## Information shown
● ● ● ● ● ● ●
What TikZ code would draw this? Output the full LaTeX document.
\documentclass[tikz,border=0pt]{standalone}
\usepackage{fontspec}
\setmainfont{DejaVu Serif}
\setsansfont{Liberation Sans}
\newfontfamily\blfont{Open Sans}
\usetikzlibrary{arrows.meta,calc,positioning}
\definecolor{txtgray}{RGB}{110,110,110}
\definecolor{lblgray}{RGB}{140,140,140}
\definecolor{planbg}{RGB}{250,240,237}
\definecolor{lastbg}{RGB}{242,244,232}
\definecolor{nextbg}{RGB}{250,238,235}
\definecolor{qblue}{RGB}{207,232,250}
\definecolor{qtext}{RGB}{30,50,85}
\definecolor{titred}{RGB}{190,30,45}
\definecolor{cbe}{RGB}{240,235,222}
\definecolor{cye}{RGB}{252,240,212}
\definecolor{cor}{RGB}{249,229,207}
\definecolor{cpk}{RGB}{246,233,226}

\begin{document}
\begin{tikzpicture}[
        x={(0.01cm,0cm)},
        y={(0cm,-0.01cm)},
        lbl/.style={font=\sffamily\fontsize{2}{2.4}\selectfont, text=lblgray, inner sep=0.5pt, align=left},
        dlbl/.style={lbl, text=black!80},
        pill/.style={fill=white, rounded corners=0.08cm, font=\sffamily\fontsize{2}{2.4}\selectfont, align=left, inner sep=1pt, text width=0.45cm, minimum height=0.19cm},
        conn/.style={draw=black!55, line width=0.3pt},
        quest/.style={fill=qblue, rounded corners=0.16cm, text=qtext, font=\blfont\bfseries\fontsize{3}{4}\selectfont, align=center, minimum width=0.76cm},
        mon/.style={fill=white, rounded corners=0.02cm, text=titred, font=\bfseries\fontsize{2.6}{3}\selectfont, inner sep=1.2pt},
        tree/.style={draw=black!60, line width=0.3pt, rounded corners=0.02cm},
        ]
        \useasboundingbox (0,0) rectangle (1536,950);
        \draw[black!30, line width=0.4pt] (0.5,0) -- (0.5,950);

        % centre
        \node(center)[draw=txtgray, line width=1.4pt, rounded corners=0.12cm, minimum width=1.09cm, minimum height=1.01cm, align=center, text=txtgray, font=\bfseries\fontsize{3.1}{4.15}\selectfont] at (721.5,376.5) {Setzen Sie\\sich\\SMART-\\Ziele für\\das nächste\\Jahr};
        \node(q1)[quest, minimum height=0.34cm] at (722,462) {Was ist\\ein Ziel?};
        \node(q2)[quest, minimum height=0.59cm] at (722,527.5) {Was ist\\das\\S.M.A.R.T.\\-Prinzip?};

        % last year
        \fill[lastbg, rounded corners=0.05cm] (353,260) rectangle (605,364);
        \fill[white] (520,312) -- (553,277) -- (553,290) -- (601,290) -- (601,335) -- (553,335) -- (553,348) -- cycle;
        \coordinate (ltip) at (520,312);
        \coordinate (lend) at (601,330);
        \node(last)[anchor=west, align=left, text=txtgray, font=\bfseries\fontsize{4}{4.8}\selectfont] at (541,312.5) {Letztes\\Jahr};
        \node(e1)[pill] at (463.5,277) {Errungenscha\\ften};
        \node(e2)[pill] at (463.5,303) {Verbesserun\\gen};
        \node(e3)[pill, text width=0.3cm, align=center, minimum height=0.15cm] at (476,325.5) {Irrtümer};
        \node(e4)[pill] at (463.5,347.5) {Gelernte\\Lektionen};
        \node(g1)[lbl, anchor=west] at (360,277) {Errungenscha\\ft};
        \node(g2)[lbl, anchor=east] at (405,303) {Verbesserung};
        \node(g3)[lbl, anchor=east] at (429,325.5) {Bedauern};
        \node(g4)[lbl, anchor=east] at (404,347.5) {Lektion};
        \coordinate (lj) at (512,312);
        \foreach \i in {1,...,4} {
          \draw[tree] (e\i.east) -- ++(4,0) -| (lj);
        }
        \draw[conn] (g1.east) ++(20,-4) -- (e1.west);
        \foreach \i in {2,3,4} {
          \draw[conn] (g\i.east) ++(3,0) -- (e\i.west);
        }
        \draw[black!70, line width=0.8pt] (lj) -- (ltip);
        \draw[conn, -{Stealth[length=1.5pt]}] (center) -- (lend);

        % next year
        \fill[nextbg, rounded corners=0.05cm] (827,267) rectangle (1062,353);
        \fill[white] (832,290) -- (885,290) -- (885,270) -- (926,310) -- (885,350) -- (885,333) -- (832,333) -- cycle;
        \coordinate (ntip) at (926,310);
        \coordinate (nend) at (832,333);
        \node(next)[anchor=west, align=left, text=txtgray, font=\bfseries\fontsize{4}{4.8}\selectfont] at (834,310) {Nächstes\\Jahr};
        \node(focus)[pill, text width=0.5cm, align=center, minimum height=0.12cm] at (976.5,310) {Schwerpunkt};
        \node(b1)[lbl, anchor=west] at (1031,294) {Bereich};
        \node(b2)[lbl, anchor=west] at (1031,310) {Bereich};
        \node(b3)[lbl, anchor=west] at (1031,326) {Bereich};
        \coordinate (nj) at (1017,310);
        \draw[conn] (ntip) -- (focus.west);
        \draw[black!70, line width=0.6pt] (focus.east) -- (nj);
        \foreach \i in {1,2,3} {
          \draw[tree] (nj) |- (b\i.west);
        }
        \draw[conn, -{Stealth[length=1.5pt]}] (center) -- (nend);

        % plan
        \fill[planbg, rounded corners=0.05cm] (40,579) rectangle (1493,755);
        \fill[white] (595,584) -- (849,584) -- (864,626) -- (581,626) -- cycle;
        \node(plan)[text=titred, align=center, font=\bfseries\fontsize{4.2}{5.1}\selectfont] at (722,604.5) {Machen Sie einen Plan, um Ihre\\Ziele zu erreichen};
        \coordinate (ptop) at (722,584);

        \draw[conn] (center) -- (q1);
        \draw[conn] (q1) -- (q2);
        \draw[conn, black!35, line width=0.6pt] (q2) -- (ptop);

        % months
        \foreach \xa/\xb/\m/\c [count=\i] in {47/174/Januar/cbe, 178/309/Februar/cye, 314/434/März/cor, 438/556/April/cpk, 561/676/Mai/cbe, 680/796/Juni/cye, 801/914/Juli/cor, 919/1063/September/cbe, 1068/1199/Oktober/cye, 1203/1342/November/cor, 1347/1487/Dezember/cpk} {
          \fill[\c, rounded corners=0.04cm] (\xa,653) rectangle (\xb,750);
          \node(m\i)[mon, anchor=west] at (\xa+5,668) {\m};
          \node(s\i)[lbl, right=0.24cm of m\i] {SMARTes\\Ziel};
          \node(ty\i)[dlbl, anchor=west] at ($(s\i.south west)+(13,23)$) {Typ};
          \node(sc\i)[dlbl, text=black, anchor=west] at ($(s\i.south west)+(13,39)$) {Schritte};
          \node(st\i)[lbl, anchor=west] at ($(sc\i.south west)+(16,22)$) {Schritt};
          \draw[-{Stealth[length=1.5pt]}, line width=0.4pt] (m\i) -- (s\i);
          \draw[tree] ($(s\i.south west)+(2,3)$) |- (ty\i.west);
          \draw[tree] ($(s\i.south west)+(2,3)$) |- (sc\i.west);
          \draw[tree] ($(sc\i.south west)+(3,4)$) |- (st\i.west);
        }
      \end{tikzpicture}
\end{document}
● ● ● ● ● ● ●
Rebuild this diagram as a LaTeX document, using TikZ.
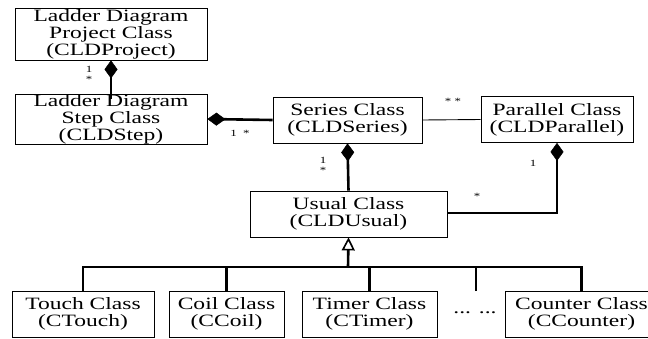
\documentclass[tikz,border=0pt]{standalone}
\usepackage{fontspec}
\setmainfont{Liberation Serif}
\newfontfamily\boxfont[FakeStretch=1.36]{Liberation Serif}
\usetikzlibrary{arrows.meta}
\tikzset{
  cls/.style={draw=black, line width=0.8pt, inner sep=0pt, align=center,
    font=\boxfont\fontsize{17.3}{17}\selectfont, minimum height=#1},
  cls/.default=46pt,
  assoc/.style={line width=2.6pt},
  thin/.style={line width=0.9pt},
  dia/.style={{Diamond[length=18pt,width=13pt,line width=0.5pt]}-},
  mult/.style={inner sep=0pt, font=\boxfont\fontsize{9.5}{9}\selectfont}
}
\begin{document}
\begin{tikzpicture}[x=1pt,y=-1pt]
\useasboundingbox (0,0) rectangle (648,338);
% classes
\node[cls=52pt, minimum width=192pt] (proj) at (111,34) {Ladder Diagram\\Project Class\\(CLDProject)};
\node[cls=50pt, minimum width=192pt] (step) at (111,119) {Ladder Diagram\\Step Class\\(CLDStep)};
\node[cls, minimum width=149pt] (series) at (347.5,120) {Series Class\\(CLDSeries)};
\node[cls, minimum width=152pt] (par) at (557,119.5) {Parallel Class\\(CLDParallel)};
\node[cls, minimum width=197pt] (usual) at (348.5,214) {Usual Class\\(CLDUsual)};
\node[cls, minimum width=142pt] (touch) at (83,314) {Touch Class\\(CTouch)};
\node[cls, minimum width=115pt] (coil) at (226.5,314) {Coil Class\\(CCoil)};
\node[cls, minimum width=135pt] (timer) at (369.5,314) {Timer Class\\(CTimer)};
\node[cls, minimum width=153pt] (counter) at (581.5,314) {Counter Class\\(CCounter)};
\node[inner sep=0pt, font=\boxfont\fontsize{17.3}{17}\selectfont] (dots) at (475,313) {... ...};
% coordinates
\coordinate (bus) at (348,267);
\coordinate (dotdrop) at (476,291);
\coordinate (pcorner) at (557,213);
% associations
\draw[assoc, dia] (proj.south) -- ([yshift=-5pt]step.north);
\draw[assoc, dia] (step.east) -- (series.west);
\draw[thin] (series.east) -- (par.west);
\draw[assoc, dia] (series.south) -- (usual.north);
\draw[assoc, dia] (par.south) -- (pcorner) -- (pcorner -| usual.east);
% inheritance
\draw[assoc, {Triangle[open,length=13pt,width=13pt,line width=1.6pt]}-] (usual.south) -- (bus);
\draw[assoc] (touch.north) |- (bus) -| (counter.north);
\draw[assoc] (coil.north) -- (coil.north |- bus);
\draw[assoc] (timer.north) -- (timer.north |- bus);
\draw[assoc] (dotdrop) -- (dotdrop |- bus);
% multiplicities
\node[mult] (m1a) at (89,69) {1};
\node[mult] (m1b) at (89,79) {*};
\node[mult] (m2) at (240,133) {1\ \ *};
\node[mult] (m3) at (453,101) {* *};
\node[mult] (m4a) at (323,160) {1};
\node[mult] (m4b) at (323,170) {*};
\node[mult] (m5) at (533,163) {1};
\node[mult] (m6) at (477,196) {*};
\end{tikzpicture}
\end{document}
● ● ● ● ● ● ●
## Exercise
Copy the lines from the entries above in which the word "LaTeX" appears.

## Answer to this task
What TikZ code would draw this? Output the full LaTeX document.
Rebuild this diagram as a LaTeX document, using TikZ.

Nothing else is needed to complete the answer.